A final note - the Public Defender’s Office must not make the assumption that no inherent conflict means that there is no actual conflict. In fact, Attorneys A, B, C and D should take affirmative action to ensure that no actual conflict eventuates. Late in 1996, the Missouri Supreme Court directed the Public Defender’s Office “to take steps to resolve this conflict situation and to assure the courts before which it pursues its client’s objectives that it has taken the necessary steps to avoid the appearance of impropriety.” Moore v. State,    S.W.2d   (Mo. banc 1996) and Carr v. State,   S.W.2d   (Mo. banc 1996). In these consolidated cases the Missouri Supreme Court cites Bonacker and includes two specific methods though which the public defender’s office can follow the Court’s direction. “[T]he public defender commission has by statutory authority and practice employed conflict counsel where actual conflicts arose.
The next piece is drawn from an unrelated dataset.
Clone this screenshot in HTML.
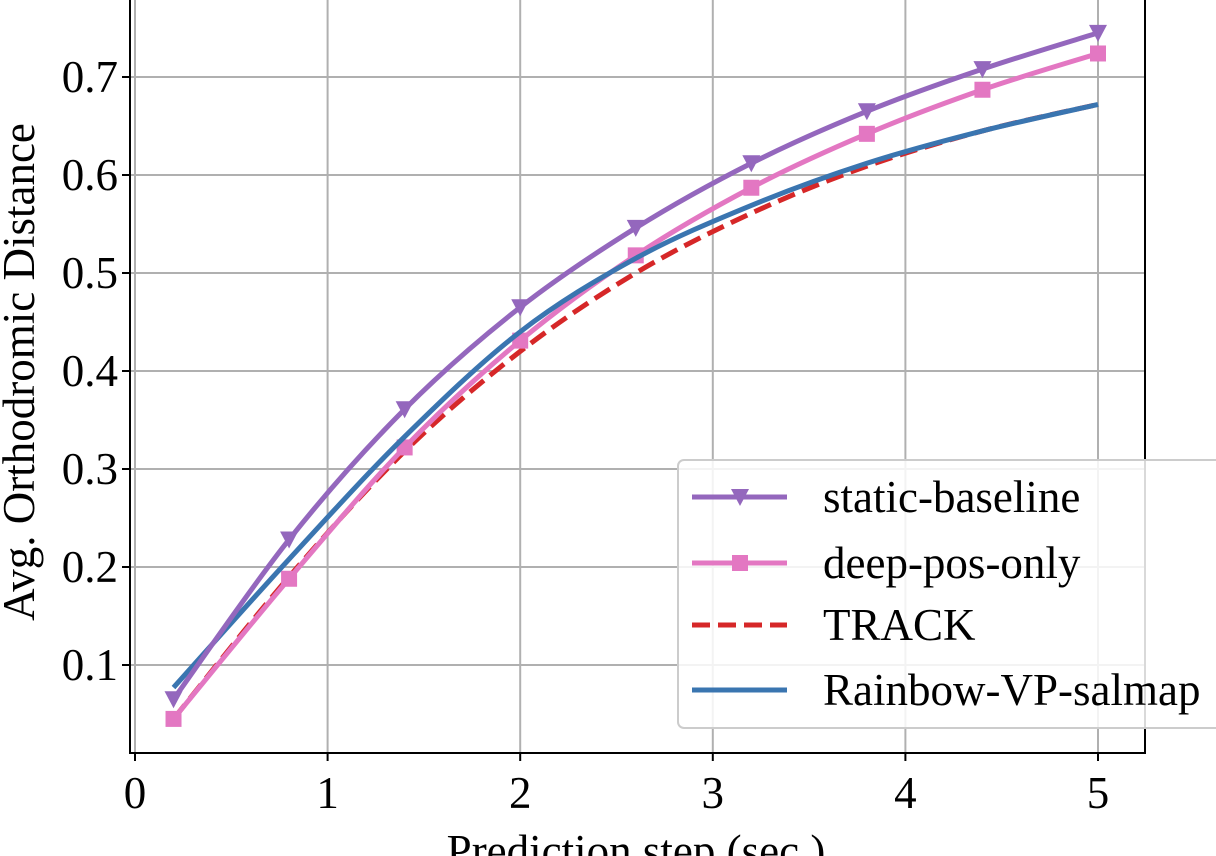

In addition, the public defender commission has granted general authority to erect so-called ‘Chinese walls’ within its office, assuring that an attorney whose responsibilities are in conflict with another member of the staff will not be influenced by that association.” State ex rel Public Defender Commission v. Bonacker, 706 S.W.2d 449 (Mo. banc 1986) (emphasis added).

While a public defender faced with this conflict need not automatically withdraw from representation, he or she would be well advised to employ the Court’s suggestions and ensure that no actual conflict exists. It is this Committee’s opinion that it is permissible for a public defender under the posed hypotheticals to maintain representation of the client as long as 1.) the client consents after consultation, including informing the client of additional options for representation, 2.) the public defender and his or her supervisor are able to maintain independent judgment absent any interference resulting from the conflict, and 3.) affirmative steps have been taken to ensure that no actual conflict eventuates, including the use of “Chinese Walls” where appropriate. Further, it is this Committee’s opinion that should the public defender be required to withdraw, another public defender may represent the client assuming that individual passes the three part test set out above.

MISSOURI SUPREME COURT
ADVISORY COMMITTEE

Sandra L. Schermerhorn, Chair
Dated: March 26, 1997

Formal Opinions are issued by the Advisory Committee to members of the Bar as to interpretations of  Rule 4 (Rules of Professional Conduct)Rule 5 (Complaints and Proceedings Thereon), and Rule 6 (Fees to Practice Law) pursuant to Missouri Supreme Court Rule 5.30(a).  While formal opinions are binding on members of the bar, these opinions are published as an educational service and do not constitute legal advice.